Task objective: Within the material below, find each line bearing the word "matplotlib" and present it.

Data provided:
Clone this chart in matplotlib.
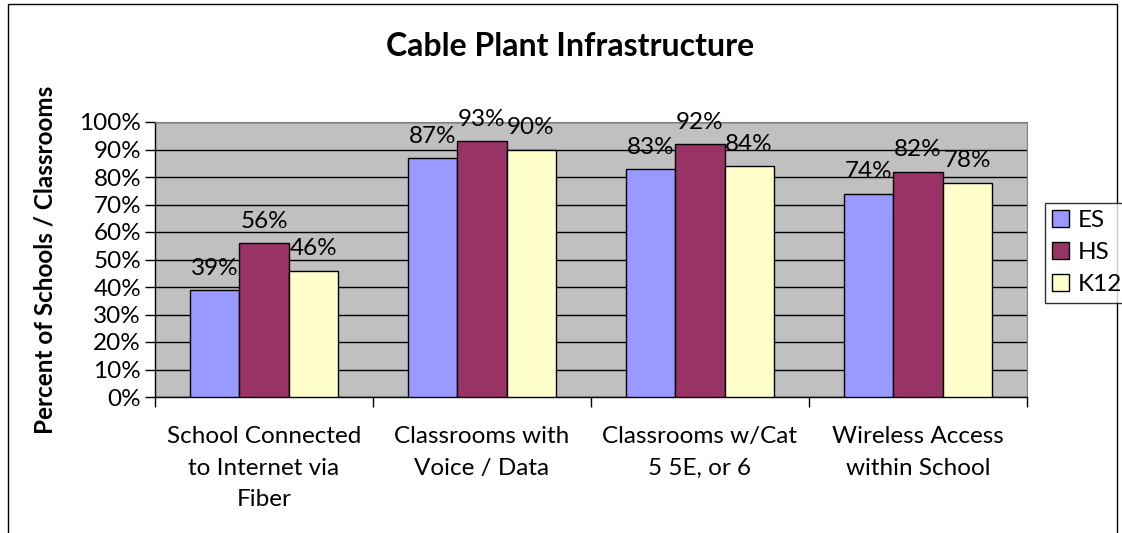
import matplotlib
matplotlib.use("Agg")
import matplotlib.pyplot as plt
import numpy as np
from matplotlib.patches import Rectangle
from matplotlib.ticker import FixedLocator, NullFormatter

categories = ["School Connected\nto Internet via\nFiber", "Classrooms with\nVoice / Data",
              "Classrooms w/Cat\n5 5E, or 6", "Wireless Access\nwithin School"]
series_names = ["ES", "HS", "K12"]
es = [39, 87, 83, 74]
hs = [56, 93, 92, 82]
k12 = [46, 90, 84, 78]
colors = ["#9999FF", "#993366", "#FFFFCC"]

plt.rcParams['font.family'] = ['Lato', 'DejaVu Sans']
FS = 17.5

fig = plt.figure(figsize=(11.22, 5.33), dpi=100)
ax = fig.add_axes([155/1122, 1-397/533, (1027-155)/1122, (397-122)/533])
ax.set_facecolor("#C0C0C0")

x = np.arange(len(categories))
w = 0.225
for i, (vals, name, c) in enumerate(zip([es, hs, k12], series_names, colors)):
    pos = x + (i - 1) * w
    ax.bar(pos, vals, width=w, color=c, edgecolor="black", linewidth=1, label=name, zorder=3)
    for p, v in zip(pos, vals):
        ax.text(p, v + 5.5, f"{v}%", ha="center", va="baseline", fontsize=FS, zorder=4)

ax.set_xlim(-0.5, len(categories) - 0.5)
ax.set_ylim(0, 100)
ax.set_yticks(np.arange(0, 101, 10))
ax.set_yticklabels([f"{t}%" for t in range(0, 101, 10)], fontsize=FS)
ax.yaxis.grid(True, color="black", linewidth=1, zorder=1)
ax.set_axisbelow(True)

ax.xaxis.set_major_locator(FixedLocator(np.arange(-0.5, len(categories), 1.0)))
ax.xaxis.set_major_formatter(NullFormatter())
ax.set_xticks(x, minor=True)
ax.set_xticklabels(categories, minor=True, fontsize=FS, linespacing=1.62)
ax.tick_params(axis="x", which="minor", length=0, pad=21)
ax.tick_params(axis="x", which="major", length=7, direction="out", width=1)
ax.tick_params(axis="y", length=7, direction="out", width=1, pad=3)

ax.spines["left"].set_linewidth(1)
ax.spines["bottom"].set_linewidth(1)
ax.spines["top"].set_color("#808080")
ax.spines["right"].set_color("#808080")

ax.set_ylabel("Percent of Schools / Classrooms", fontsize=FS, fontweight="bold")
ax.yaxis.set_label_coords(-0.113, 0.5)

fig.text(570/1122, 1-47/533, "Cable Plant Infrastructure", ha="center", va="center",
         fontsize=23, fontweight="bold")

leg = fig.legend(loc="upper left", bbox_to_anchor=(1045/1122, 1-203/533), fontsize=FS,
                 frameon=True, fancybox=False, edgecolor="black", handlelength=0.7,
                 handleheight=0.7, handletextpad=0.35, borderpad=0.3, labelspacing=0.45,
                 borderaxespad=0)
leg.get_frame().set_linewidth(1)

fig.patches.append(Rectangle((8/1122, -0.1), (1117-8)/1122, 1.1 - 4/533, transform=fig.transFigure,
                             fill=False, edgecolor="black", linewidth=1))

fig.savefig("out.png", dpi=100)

Worked answer:
Clone this chart in matplotlib.
import matplotlib
matplotlib.use("Agg")
import matplotlib.pyplot as plt
from matplotlib.patches import Rectangle
from matplotlib.ticker import FixedLocator, NullFormatter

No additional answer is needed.